Though some of the better-known movies have been available on DVD for a long time, having the entire collection available is a goldmine for researchers, said Stefan Wolle, the head of research for Berlin's DDR Museum, who is not affiliated with the project.
“For me, and for us, these films are terribly important and valuable, partially as historical documents, which tell a lot about the time from the perspective of the time — the ideology, the cultural policies. And they're also artistically valuable,” he said.
Germany was divided into four occupation zones after World War II, the Soviet-influenced East Germany and West Germany's American, British and French sectors.
In the Soviet sector, authorities in 1946 founded DEFA, a monopoly film production company that used the famous Babelsberg studio outside Berlin and its personnel to start making movies meant to reeducate the German people after years of Nazi rule.
DEFA soon broadened its productions to highlight wider themes of communism, like the emancipation of women and the redistribution of wealth, in feature films, documentaries and newsreels.
In 1950, the year after East Germany was established as a country, the authorities formed another company, Progress, as a state monopoly to distribute DEFA films and to import foreign productions.
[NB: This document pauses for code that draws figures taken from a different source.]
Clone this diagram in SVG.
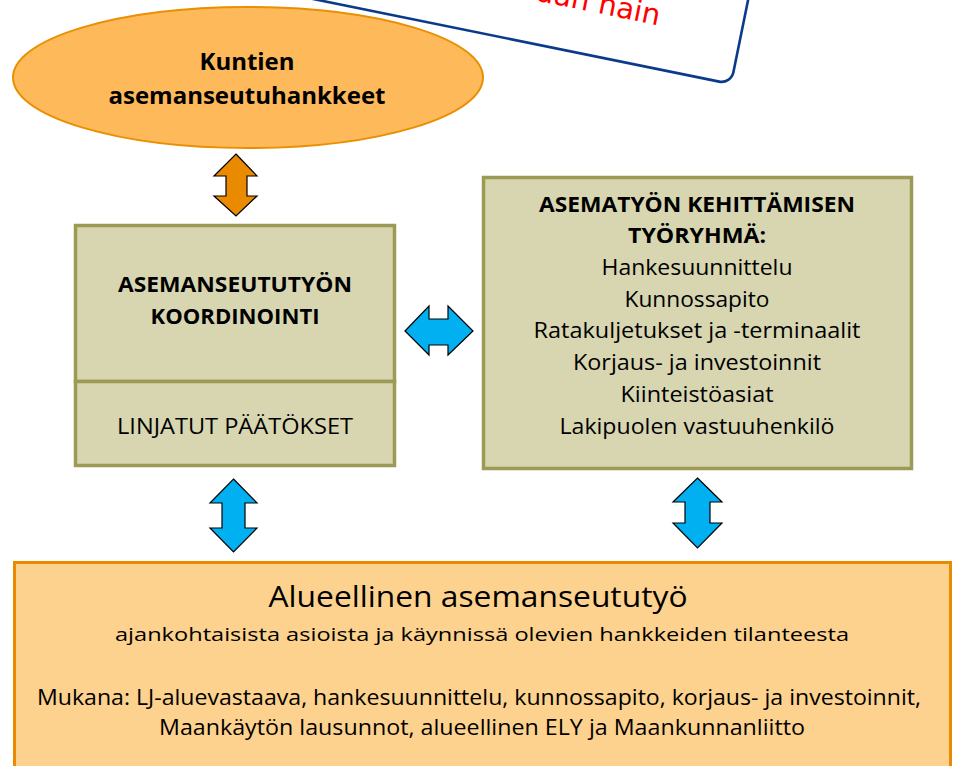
<svg xmlns="http://www.w3.org/2000/svg" width="953" height="766" viewBox="0 0 953 766">
<style>
  .t { font-family: "Open Sans", Lato, "Liberation Sans", sans-serif; fill: #000; text-anchor: middle; }
  .b { font-weight: bold; }
  .olive { fill: #D7D6B0; stroke: #9C9A55; stroke-width: 3.5; }
  .blue { fill: #00B0F0; stroke: #000; stroke-width: 1.2; stroke-linejoin: miter; }
  .orange { fill: #E98A00; stroke: #000; stroke-width: 1.2; stroke-linejoin: miter; }
</style>
<rect width="953" height="766" fill="#fff"/>

<g id="node-note" transform="translate(731,84) rotate(11.5)">
  <rect x="-450" y="-150" width="450" height="150" rx="12" fill="#fff" stroke="#0B3A8A" stroke-width="2.6"/>
  <text x="-83" y="-43" text-anchor="end" font-family="'DejaVu Sans', sans-serif" font-size="29" fill="#FF0000">uan näin</text>
</g>

<g id="node-municipal">
  <ellipse cx="248" cy="77.5" rx="235" ry="70.5" fill="#FDB95A" stroke="#E98F00" stroke-width="2"/>
  <text class="t b" x="247" y="70" font-size="24" textLength="95" lengthAdjust="spacingAndGlyphs">Kuntien</text>
  <text class="t b" x="247" y="104" font-size="24" textLength="277" lengthAdjust="spacingAndGlyphs">asemanseutuhankkeet</text>
</g>

<g id="node-coordination">
  <rect class="olive" x="75.5" y="225.5" width="319" height="156"/>
  <rect class="olive" x="75.5" y="381.5" width="319" height="84"/>
  <text class="t b" x="235" y="292" font-size="21.5" textLength="234" lengthAdjust="spacingAndGlyphs">ASEMANSEUTUTYÖN</text>
  <text class="t b" x="235" y="324" font-size="21.5" textLength="169" lengthAdjust="spacingAndGlyphs">KOORDINOINTI</text>
  <text class="t" x="235" y="434" font-size="22" textLength="236" lengthAdjust="spacingAndGlyphs">LINJATUT PÄÄTÖKSET</text>
</g>

<g id="node-workgroup">
  <rect class="olive" x="483.5" y="177.5" width="428" height="291"/>
  <text class="t b" x="697" y="212" font-size="22" textLength="316" lengthAdjust="spacingAndGlyphs">ASEMATYÖN KEHITTÄMISEN</text>
  <text class="t b" x="697" y="243" font-size="22" textLength="138" lengthAdjust="spacingAndGlyphs">TYÖRYHMÄ:</text>
  <text class="t" x="697" y="275" font-size="21" textLength="191" lengthAdjust="spacingAndGlyphs">Hankesuunnittelu</text>
  <text class="t" x="697" y="307" font-size="21" textLength="145" lengthAdjust="spacingAndGlyphs">Kunnossapito</text>
  <text class="t" x="697" y="338" font-size="21" textLength="327" lengthAdjust="spacingAndGlyphs">Ratakuljetukset ja -terminaalit</text>
  <text class="t" x="697" y="370" font-size="21" textLength="248" lengthAdjust="spacingAndGlyphs">Korjaus- ja investoinnit</text>
  <text class="t" x="697" y="402" font-size="21" textLength="153" lengthAdjust="spacingAndGlyphs">Kiinteistöasiat</text>
  <text class="t" x="697" y="434" font-size="21" textLength="275" lengthAdjust="spacingAndGlyphs">Lakipuolen vastuuhenkilö</text>
</g>

<g id="node-regional">
  <rect x="14.5" y="562.5" width="936" height="210" fill="#FDD28E" stroke="#E98A00" stroke-width="3"/>
  <text class="t" x="478" y="607" font-size="29.5" textLength="419" lengthAdjust="spacingAndGlyphs">Alueellinen asemanseututyö</text>
  <text class="t" x="482" y="641" font-size="19" textLength="734" lengthAdjust="spacingAndGlyphs">ajankohtaisista asioista ja käynnissä olevien hankkeiden tilanteesta</text>
  <text class="t" x="479" y="705" font-size="21" textLength="884" lengthAdjust="spacingAndGlyphs">Mukana: LJ-aluevastaava, hankesuunnittelu, kunnossapito, korjaus- ja investoinnit,</text>
  <text class="t" x="482" y="735" font-size="21" textLength="646" lengthAdjust="spacingAndGlyphs">Maankäytön lausunnot, alueellinen ELY ja Maankunnanliitto</text>
</g>

<g id="connectors">
  <polygon class="orange" points="236,154 257,176 247,176 247,196 257,196 236,216 214,196 226,196 226,176 214,176"/>
  <polygon class="blue" points="405,331 429,306 429,319 448,319 448,306 473,331 448,355 448,345 429,345 429,355"/>
  <polygon class="blue" points="233.5,479 257,503 245,503 245,528 257,528 233.5,552 210,528 222,528 222,503 210,503"/>
  <polygon class="blue" points="697.5,478 722,502 710,502 710,523 722,523 697.5,548 673,523 685,523 685,502 673,502"/>
</g>
</svg>
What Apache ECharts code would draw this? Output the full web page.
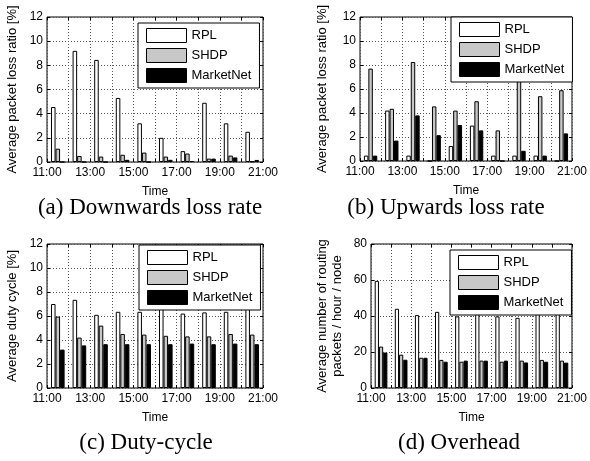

After the fall of the Berlin Wall in 1989, DEFA’s studios were sold and its film collection was given to a state-run foundation. Progress went through a couple of hands before being acquired by Dedio’s company in 2019.
DEFA teams shot around the world from the Eastern perspective, exploring the inequities of South Africa under apartheid while it was still largely tolerated by Western nations, focusing on the civil rights movement and Vietnam War protests in the U.S., and looking at the 1967 six-day war between Israel and its neighbors as an act of “imperialist aggression” by Tel Aviv in collusion with “the U.S.A and other NATO countries.”
The films feature leaders like Fidel Castro, Mao Zedong, Kim Il Sung, Indira Gandhi, Yasser Arafat, Ho Chi Minh and Salvador Allende, as well as prominent individuals such as American civil rights activist Angela Davis and actors and entertainers like Marlene Dietrich, Jane Fonda, and Louis Armstrong.
“It's a picture to show that ‘Our system is right and that the Western democracies are very far from being good societies, and some of it is, of course, propaganda," Dedio said. "But some of it seen with eyes from today is very, very interesting and revealing. It shows what wasn't captured on the western side of the Iron Curtain.”
As anti-government sentiment grew in East Germany during the 1980s, directors were emboldened to slip messages about topics that were verboten to talk about overtly past the strict state censors, such as by filming buildings in disrepair in the background of scenes to document the country's crumbling infrastructure.
“Most of the time, they find these very small ways to express what they really think, in metaphors, in symbolic ways, in very intelligent ways, where it was difficult for the censorship to intervene. But for the majority of people, it was clear how it was meant,” said Dedio, who was born in the East German city of Rostock in 1969 and grew up watching DEFA films.
A documentary on the underground music scene made just before the fall of the Berlin Wall features a beach concert of the East Berlin punk band Feeling B, several of whose members later found fame as part of the post-reunification band Rammstein.
A group of youths, their pants cuffed and boots laced high as they dance wildly in the sand, wouldn't have looked out of place in a New York. London or Toronto mosh pit in the 1980s, a reminder that beyond the official rhetoric, most residents on the east side of the Iron Curtain were just ordinary people living their lives.
“You see a lot of real life in pictures out of the East which you can’t find in the official propaganda,” Dedio said.